The court of appeals reduced Jean's share to twenty-five percent because she is younger, healthier, has a longer expected work life, and she will have her own social security benefits on which to draw. Also, Clayton has no comparable claim to Jean's social security benefits. We conclude that twenty-five percent of Clayton's benefits, as computed above, is the appropriate percentage. The district court's decree as well as its QDRO should be modified accordingly.

Id. at 258. The key facts were therefore the wife's better health and longer expected work life, and the husband's lack of eligibility for Social Security.

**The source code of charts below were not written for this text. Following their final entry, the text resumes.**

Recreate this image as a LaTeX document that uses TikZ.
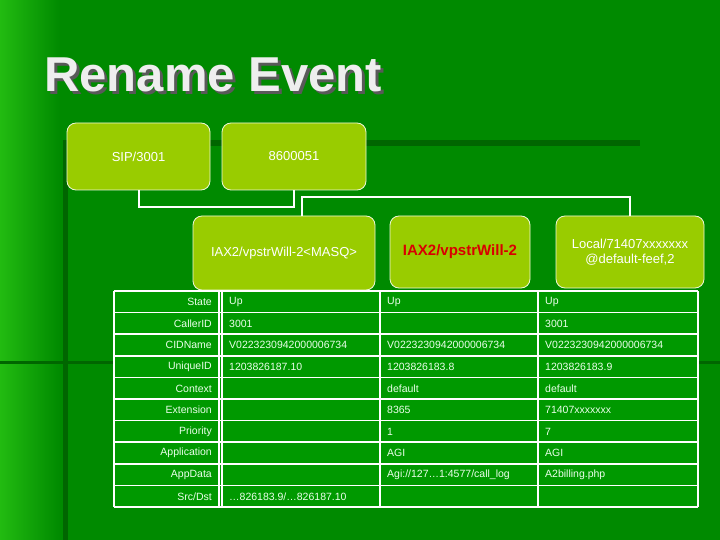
\documentclass[tikz,border=0pt]{standalone}
\usepackage{fontspec}
\setmainfont{Liberation Sans}
\newcommand\mysl{/}
\definecolor{bgg}{HTML}{008A00}
\definecolor{bgl}{HTML}{22BB11}
\definecolor{dk}{HTML}{006600}
\definecolor{boxg}{HTML}{99CC00}
\definecolor{tabg}{HTML}{009900}
\definecolor{ttl}{HTML}{EEEEEE}
\begin{document}
\begin{tikzpicture}[x=1pt,y=-1pt,
  box/.style={draw=white!85!boxg,line width=0.8pt,fill=boxg,rounded corners=9pt,text=white,font=\fontsize{13}{15}\selectfont,align=center,inner sep=0pt},
  conn/.style={draw=white,line width=2pt},
  cell/.style={font=\fontsize{10.5}{12}\selectfont,text=white!92!green,anchor=west,inner sep=0pt},
  lab/.style={font=\fontsize{10.5}{12}\selectfont,text=white!92!green,anchor=east,inner sep=0pt}]
\useasboundingbox (0,0) rectangle (720,540);
\fill[bgg] (0,0) rectangle (720,540);
\shade[left color=bgl,right color=bgg] (0,0) rectangle (60,540);
\fill[dk] (63,140) rectangle (68,540);
\fill[dk] (205,140) rectangle (640,146);
\fill[dk] (0,361) rectangle (720,364);
\node[font=\bfseries\fontsize{49}{52}\selectfont,text=black!65,anchor=west,inner sep=0pt] at (47,78) {Rename Event};
\node[font=\bfseries\fontsize{49}{52}\selectfont,text=ttl,anchor=west,inner sep=0pt] (title) at (44,75) {Rename Event};
\node[box,minimum width=143,minimum height=67] (sip) at (138.5,156.5) {SIP/3001};
\node[box,minimum width=144,minimum height=67] (num) at (294,156.5) {8600051};
\node[box,minimum width=182,minimum height=74] (iax1) at (284,253) {IAX2/vpstrWill-2<MASQ>};
\node[box,minimum width=140,minimum height=72,text=red!85!black,font=\bfseries\fontsize{15}{17}\selectfont] (iax2) at (460,252) {IAX2/vpstrWill-2};
\node[box,minimum width=148,minimum height=72] (loc) at (630,252) {Local/71407xxxxxxx\\@default-feef,2};
\draw[conn] (sip.south) -- ++(0,17) -| (num.south);
\coordinate (j) at (302,197);
\draw[conn] (iax1.north -| j) -- (j) -| (loc.north);
% table
\fill[tabg] (114,291) rectangle (698,508);
\foreach \i in {0,...,10} \draw[white,line width=1.5pt] (114,{291+21.6*\i}) -- (698,{291+21.6*\i});
\foreach \xx in {114,219,380,538,698} \draw[white,line width=1.5pt] (\xx,291) -- (\xx,507);
\draw[white,line width=1.5pt] (222,291) -- (222,507);
\foreach \l [count=\i from 0] in {State,CallerID,CIDName,UniqueID,Context,Extension,Priority,Application,AppData,Src\mysl Dst}
  \node[lab] at (212,{302+21.6*\i}) {\l};
\foreach \r/\a/\b/\c in {0/Up/Up/Up,1/3001//3001,2/V0223230942000006734/V0223230942000006734/V0223230942000006734,3/1203826187.10/1203826183.8/1203826183.9,4//default/default,5//8365/71407xxxxxxx,6//1/7,7//AGI/AGI,8//Agi:\mysl\mysl 127…1:4577\mysl call\_log/A2billing.php,9/…826183.9\mysl …826187.10//}{
  \node[cell] at (229,{302+21.6*\r}) {\a};
  \node[cell] at (387,{302+21.6*\r}) {\b};
  \node[cell] at (545,{302+21.6*\r}) {\c};
}
\end{tikzpicture}
\end{document}
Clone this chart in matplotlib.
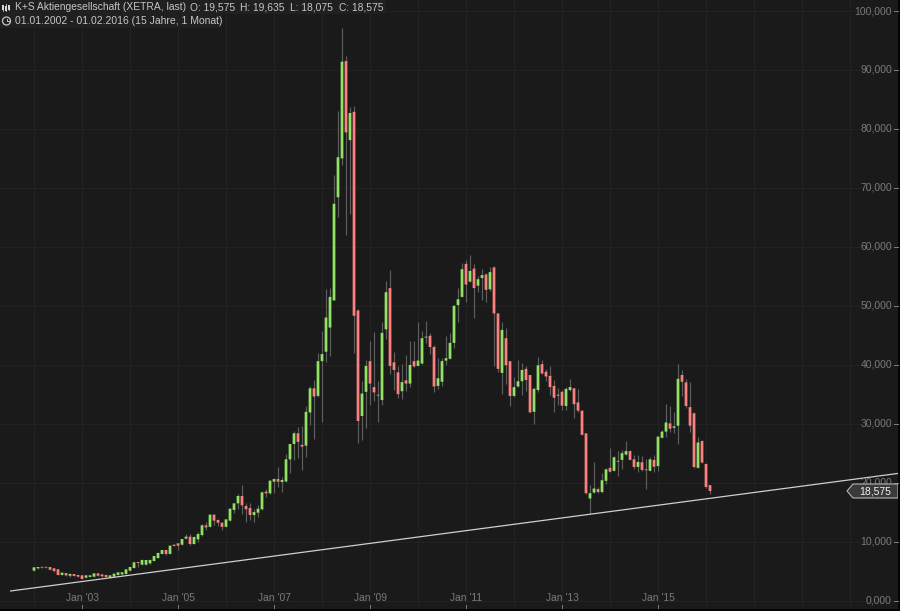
import matplotlib
matplotlib.use("Agg")
import matplotlib.pyplot as plt
import numpy as np
from matplotlib.patches import Polygon, Circle, Rectangle
from matplotlib.lines import Line2D
from matplotlib.transforms import Affine2D, blended_transform_factory

plt.rcParams['font.family'] = ['Liberation Sans', 'DejaVu Sans']

opens = [5.06,5.46,5.68,5.68,5.68,5.46,5.29,4.33,4.66,4.2,4.5,4.33,4.27,3.87,4.0,4.04,4.6,4.43,4.33,3.93,
 4.04,4.33,4.44,4.5,5.06,5.51,6.53,6.08,6.08,6.3,6.7,7.2,7.89,8.57,7.89,9.47,9.7,9.47,10.49,10.83,
 9.58,10.38,11.1,12.75,12.5,14.56,13.66,13.2,12.5,13.55,15.36,16.48,17.73,16.03,15.7,14.5,14.9,15.47,18.46,18.18,
 20.16,20.6,20.1,20.2,23.95,26.55,28.36,26.4,26.26,31.9,36.0,34.7,40.6,42.2,46.3,50.9,68.4,75.0,91.5,78.1,
 82.9,49.2,31.3,35.4,40.6,36.2,34.9,34.0,46.0,53.0,40.4,38.7,35.5,37.35,36.8,40.6,39.8,40.2,44.6,44.9,
 43.0,36.4,37.1,40.7,41.0,43.7,50.1,51.5,57.1,54.1,56.3,53.4,54.7,55.3,52.8,56.5,48.7,38.6,44.5,40.6,
 34.7,36.3,37.2,39.3,38.25,32.0,35.7,40.1,38.8,38.1,36.4,34.75,35.4,33.0,35.7,36.0,33.6,32.2,28.35,17.3,
 18.3,18.9,18.4,20.3,22.5,22.0,23.65,23.85,24.75,25.35,23.95,22.65,23.45,22.25,22.0,23.85,22.8,27.6,28.65,30.05,
 29.3,29.65,38.25,37.0,32.8,31.75,22.5,27.05,23.15,19.575]
highs = [5.75,5.72,5.7,5.7,5.72,5.5,5.35,4.75,4.7,4.6,4.55,4.4,4.3,4.3,4.3,4.65,4.65,4.45,4.35,4.4,
 4.6,4.82,4.8,5.35,5.7,6.7,6.6,7.0,6.95,7.0,7.6,8.3,8.65,8.6,9.35,9.6,9.8,10.5,11.2,11.25,
 10.9,11.7,12.9,13.3,14.65,14.65,13.9,13.3,13.8,15.65,16.55,18.07,19.6,16.5,16.6,15.6,16.2,18.5,18.86,20.45,
 20.7,22.6,21.0,24.85,26.6,28.8,29.5,29.6,33.0,36.4,37.4,41.9,45.7,52.8,53.0,72.2,83.1,97.06,92.3,83.7,
 83.9,49.5,37.3,40.8,44.1,45.6,37.3,47.3,54.2,56.0,42.1,39.8,40.1,41.6,44.1,44.1,47.3,45.7,47.4,45.3,
 43.3,41.1,41.2,44.9,45.3,50.1,53.0,57.2,57.8,58.6,57.1,55.0,56.3,55.5,56.6,56.7,48.8,47.3,46.3,40.7,
 37.9,40.8,40.3,39.8,38.3,36.3,41.3,40.8,39.3,39.8,37.4,36.0,35.7,36.3,37.6,36.1,35.9,32.3,28.4,19.6,
 23.5,19.3,21.6,22.4,25.8,24.5,25.4,25.5,27.1,25.6,24.7,24.7,24.5,23.95,24.3,24.6,27.9,29.0,33.3,33.0,
 31.9,40.1,39.1,37.5,37.0,32.0,27.8,27.2,23.3,19.635]
lows = [5.0,5.4,5.55,5.55,5.2,4.85,4.3,4.25,4.2,3.95,4.1,4.0,3.6,3.8,3.95,4.0,4.15,4.05,3.95,3.85,
 3.95,4.3,4.4,4.45,5.0,5.45,5.7,6.0,6.0,6.25,6.65,7.15,7.85,7.8,7.85,9.2,8.65,9.4,10.4,9.47,
 9.5,10.0,11.0,12.0,12.45,12.85,12.7,12.0,12.4,13.45,14.9,15.6,14.6,13.4,13.66,13.4,14.1,15.35,17.5,18.1,
 18.18,19.2,18.4,20.1,21.6,23.8,24.1,22.1,24.3,29.8,27.4,34.6,30.3,40.5,41.5,50.9,65.1,73.9,62.0,65.6,
 42.0,26.8,27.2,29.3,33.1,33.8,30.3,33.2,44.4,38.5,35.7,34.3,34.2,35.5,36.3,39.6,39.7,40.1,43.7,41.8,
 35.4,35.8,36.4,40.0,40.9,42.8,47.3,51.4,50.7,54.0,48.0,52.4,51.0,50.7,52.5,39.7,38.8,35.0,36.7,33.0,
 34.6,36.2,34.9,35.5,31.9,29.9,35.3,38.4,37.2,34.9,31.9,33.2,32.3,32.3,35.6,31.0,31.9,28.0,18.0,14.7,
 18.2,18.3,18.3,19.8,21.8,21.9,21.1,22.3,24.7,23.8,22.3,21.85,22.0,18.9,21.9,21.85,22.0,27.5,27.8,28.5,
 28.4,26.5,34.7,32.7,28.6,22.5,22.4,23.3,19.1,18.075]
closes = [5.63,5.68,5.57,5.57,5.23,5.0,4.33,4.72,4.27,4.5,4.16,4.04,3.65,4.27,4.27,4.6,4.2,4.1,3.98,4.27,
 4.55,4.78,4.78,5.29,5.68,6.47,6.36,6.87,6.87,6.87,7.55,8.06,8.57,7.89,9.3,9.25,9.3,10.43,10.83,9.58,
 10.77,11.28,12.75,12.4,14.56,13.55,13.2,12.5,13.77,15.58,16.48,17.73,16.14,15.47,14.5,15.0,15.58,18.35,18.18,20.33,
 20.6,20.16,20.44,23.95,26.55,28.36,26.9,26.1,32.0,36.0,34.6,40.6,41.8,48.0,51.5,67.3,75.2,91.4,79.4,82.7,
 48.3,30.45,35.1,39.8,36.8,35.3,34.75,45.4,52.3,39.8,39.1,35.0,37.05,36.8,39.95,39.7,40.7,44.5,44.7,43.0,
 36.3,37.7,40.6,41.1,43.7,50.0,51.1,56.2,53.6,55.9,53.0,54.5,55.2,52.7,55.7,48.7,39.3,45.9,39.9,34.7,
 36.2,37.2,39.1,37.4,31.9,35.9,39.9,38.5,38.0,36.2,34.4,34.85,33.05,35.9,36.2,33.3,32.2,28.1,18.2,18.2,
 19.0,18.4,20.4,22.25,21.85,24.3,23.55,25.0,25.35,23.85,22.65,23.5,22.15,22.1,23.95,22.7,27.8,28.65,30.2,29.15,
 29.55,37.6,37.1,33.0,29.65,22.65,26.8,23.4,19.25,18.575]

year_ticks = ["Jan '03", "Jan '05", "Jan '07", "Jan '09", "Jan '11", "Jan '13", "Jan '15"]
year_tick_pos = [12, 36, 60, 84, 108, 132, 156]
year_grid_pos = [0, 12, 24, 36, 48, 60, 72, 84, 96, 108, 120, 132, 144, 156, 168, 180, 192, 204]
price_ticks = [0, 10, 20, 30, 40, 50, 60, 70, 80, 90, 100]
trend_x = [-6, 216.5]
trend_y = [1.6, 21.6]
title1 = "K+S Aktiengesellschaft (XETRA, last)"
ohlc_text = ["O: 19,575", "H: 19,635", "L: 18,075", "C: 18,575"]
title2 = "01.01.2002 - 01.02.2016 (15 Jahre, 1 Monat)"

BG = '#1a1a1a'
GRID = '#222222'
UP = '#8fe262'
DOWN = '#fb8080'
WICK = '#5e5e5e'
LABEL = '#7a7a7a'

W, H = 900, 611
fig = plt.figure(figsize=(W/100, H/100), dpi=100, facecolor='#050505')
ax = fig.add_axes([0, 2/H, 898/W, 609/H], facecolor=BG)
ax.set_xlim((0-34)/4, (898-34)/4)
ax.set_ylim((600.5-609)/5.895, 600.5/5.895)
for s in ax.spines.values():
    s.set_visible(False)
ax.tick_params(left=False, bottom=False, labelleft=False, labelbottom=False)
ax.set_axisbelow(True)

for v in price_ticks:
    ax.axhline(v, color=GRID, lw=0.72, zorder=0)
for v in year_grid_pos:
    ax.axvline(v, color=GRID, lw=0.72, zorder=0)

o, h, l, c = map(np.array, (opens, highs, lows, closes))
x = np.arange(len(o))
colors = np.where(c >= o, UP, DOWN)
ax.vlines(x, l, h, color=WICK, lw=0.85, zorder=2)
tops = np.maximum(o, c)
bots = np.minimum(o, c)
bars = ax.bar(x, np.maximum(tops-bots, 0.15), bottom=bots, width=0.68, color=colors, lw=0, zorder=3)
for b in bars:
    b.set_snap(False)

ax.plot(trend_x, trend_y, color='#cfcfcf', lw=0.9, zorder=4, solid_capstyle='butt')

yt = blended_transform_factory(ax.transAxes, ax.transData)
for v in price_ticks:
    ax.plot([894/898, 898/898], [v, v], transform=yt, color=LABEL, lw=0.72, zorder=5, clip_on=False)
    ax.text(892/898, v, f"{v:.3f}".replace('.', ','), transform=yt, ha='right', va='center',
            color=LABEL, fontsize=7.5, zorder=5)
xt = blended_transform_factory(ax.transData, ax.transAxes)
for p, s in zip(year_tick_pos, year_ticks):
    ax.plot([p, p], [0, 4/609], transform=xt, color=LABEL, lw=0.72, zorder=5)
    ax.text(p + 0.12, 11/609, s, transform=xt, ha='center', va='center', color=LABEL, fontsize=7.4, zorder=5)

# last-price flag, anchored on the last close
last = closes[-1]
hh = 7/5.895
px = lambda v: v/898
flag = Polygon([(px(847), last), (px(853), last+hh), (px(898), last+hh),
                (px(898), last-hh), (px(853), last-hh)], closed=True, transform=yt,
               facecolor='#3a3a3a', edgecolor='#b5b5b5', lw=0.8, zorder=6)
ax.add_patch(flag)
ax.text(px(875.5), last, f"{last:.3f}".replace('.', ','), transform=yt, ha='center', va='center',
        color='#f2f2f2', fontsize=7.5, zorder=7)

# header texts and icons, placed in image pixels
pix = Affine2D().scale(1, -1).translate(0, H)
fig.add_artist(Rectangle((0, 0), 386, 14, transform=pix, facecolor='#202020', edgecolor='none', zorder=8))
fig.add_artist(Rectangle((0, 14), 222, 14, transform=pix, facecolor='#202020', edgecolor='none', zorder=8))
TXT = '#c6c6c6'
fig.text(15, 7, title1, transform=pix, color=TXT, fontsize=7.42, va='center', ha='left', zorder=9)
for xp, s in zip([190, 240, 290, 339], ohlc_text):
    fig.text(xp, 7, s, transform=pix, color=TXT, fontsize=7.42, va='center', ha='left', zorder=9)
fig.text(15, 21, title2, transform=pix, color=TXT, fontsize=7.45, va='center', ha='left', zorder=9)
for xc, y0, y1, b0, b1 in [(3, 5, 11, 6, 9), (6, 4, 11, 7, 10), (9, 5, 10, 6, 9)]:
    fig.add_artist(Line2D([xc, xc], [y0, y1], transform=pix, color='#bdbdbd', lw=0.6, zorder=9))
    fig.add_artist(Line2D([xc, xc], [b0, b1], transform=pix, color='#e0e0e0', lw=1.4, zorder=9))
fig.add_artist(Circle((6.5, 21), 4, transform=pix, facecolor='none', edgecolor=TXT, lw=0.9, zorder=9))
fig.add_artist(Line2D([6.5, 6.5, 9], [18.5, 21, 21], transform=pix, color=TXT, lw=0.7, zorder=9))

fig.savefig('out.png', dpi=100, facecolor=fig.get_facecolor())
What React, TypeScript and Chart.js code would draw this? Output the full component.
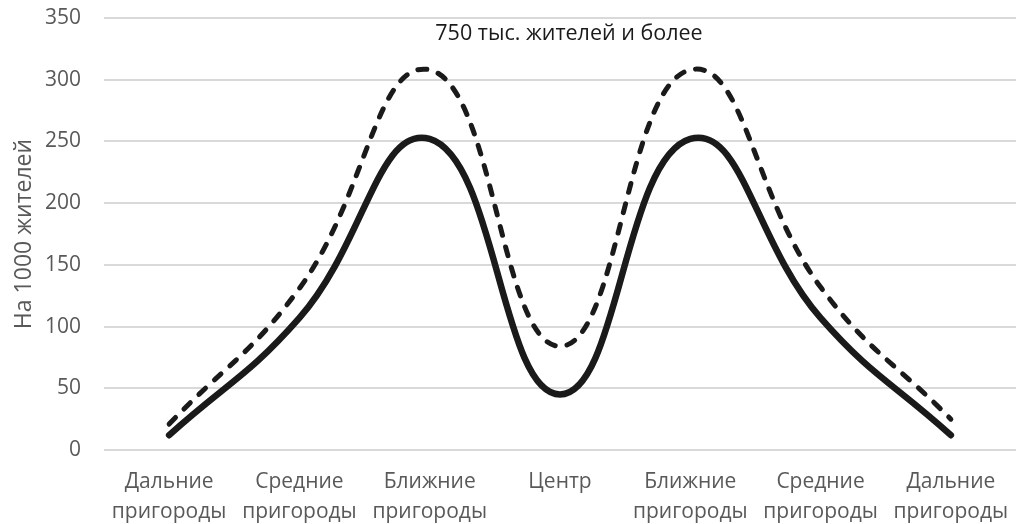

The trial court also ordered the husband to pay a monetary award for the wife's share of certain nonretirement marital assets, and to pay a portion of the wife's attorney's fees, from his Thrift Savings Plan, a defined contribution retirement plan available to federal employees, similar to a 401(k) plan or IRA. The supreme court affirmed the awards but reversed as to their source, holding that the division of retirement benefits should not be mixed with other obligations. The court refused to consider tax consequences directly, because the husband had not stated what the tax consequences of the trial court's order would be, but it is certainly common knowledge that early withdrawals from defined contribution plans are subject to a penalty tax.

The court also held that any future disability payments received by the husband might be partly acquired in replacement for lost retirement benefits, and that they could in theory be divided. Nevertheless, the court held that such division would be inequitable upon the facts. It therefore ordered that the wife receive no portion of any disability payments which the husband would become eligible to receive in the future.

Finally, the trial court charged against the husband certain expenses incurred because of his reluctance to pay the mortgage on the marital home, and certain losses attributable to waste while the home was under his control. The supreme court agreed that these amounts should be subtracted, but held that they had to some extent been double-counted by the trial court. The husband's share of the proceeds from the sale of the home was increased from $7.532.54 to $15,148.46. Since the home actually sold for 46,528.77, the husband still received well under one-half of the proceeds. The wife's share was expressly computed as one-half of the $61,659.92 which the home would have sold for if the husband had acted properly, less the wife's share of certain minor cleaning and moving expenses.

Editor's Comment: There is a significant body of nationwide case law on how the court should divide CSRS or other benefits which are partly acquired as a Social Security replacement. Federal law, of course, prevents state courts from treating Social Security benefits as a marital asset. Without discussing any of the nationwide case law, the court seemed to align itself with that body of case law permitting the court to consider differences in eligibility for Social Security as at least a factor in dividing other assets. Some courts reduce the value of CSRS and similar benefits by the amount of the Social Security equivalent contained within those benefits; still other courts hold that differences in Social Security eligibility cannot be considered. See generally Brett R. Turner, Social Security and Equitable Distribution, 20 Equitable Distribution J. 85 (2003); Brett R. Turner, Equitable Distribution of Property 6.06 (2d ed. 1994 & Supp. 2004).